Since Dubus had no more questions to ask himself, I then got to ask if readers would benefit from reading, say, the 9/11 commission report alongside the novel.
"I'm writing for anyone along the continuum," Dubus said. "From someone who was on the 9/11 commission to people whose only knowledge about this comes from what they've seen on TV."
I was going to offer a follow-up question, but then -- you guessed it -- Dubus interrupted himself to say his previous answer was "disingenuous."
"I didn't want to write about 9/11," he said. "I don't think this book is about 9/11. It's a big historical event that is part of the narrative in the story. But it's just one of the eight or nine narratives. ... I was just trying to create some sort of container that would hold all sorts of psyches and points of view comfortably."
Dubus said he was worried less about what the critics would say about the novel than what the families of 9/11 victims might experience when reading his attempts to, in Ernest Hemingway's words, "understand" rather than "judge" his characters.
"I kept thinking about the victims' families," he said. "The real human beings who lost real loved ones in the real events that I was re-imagining. ... When writing, I don't ever try to wing it. I try to capture the experience as truly as I can. ... After all, if you can't get the little facts right, then how can you capture the deeper human experience?"
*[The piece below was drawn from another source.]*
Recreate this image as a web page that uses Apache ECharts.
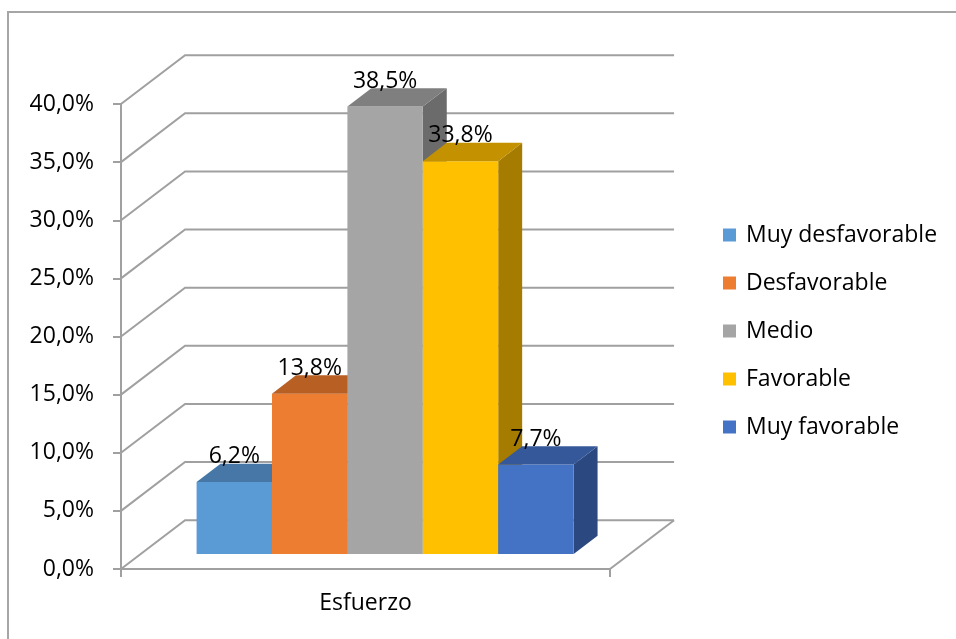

I can't evaluate how well Dubus captures the "deeper human experience" of his interweaving narratives and characters. But I can attest to his ability to keep multiple stories and voices operating simultaneously -- whether in his own head or on the page.
I also can say that, despite its length, "The Garden of Last Days" manages to live up to the blurb from Stephen King prominently printed on the cover: "So good, so damn compulsively readable, that I can hardly believe it."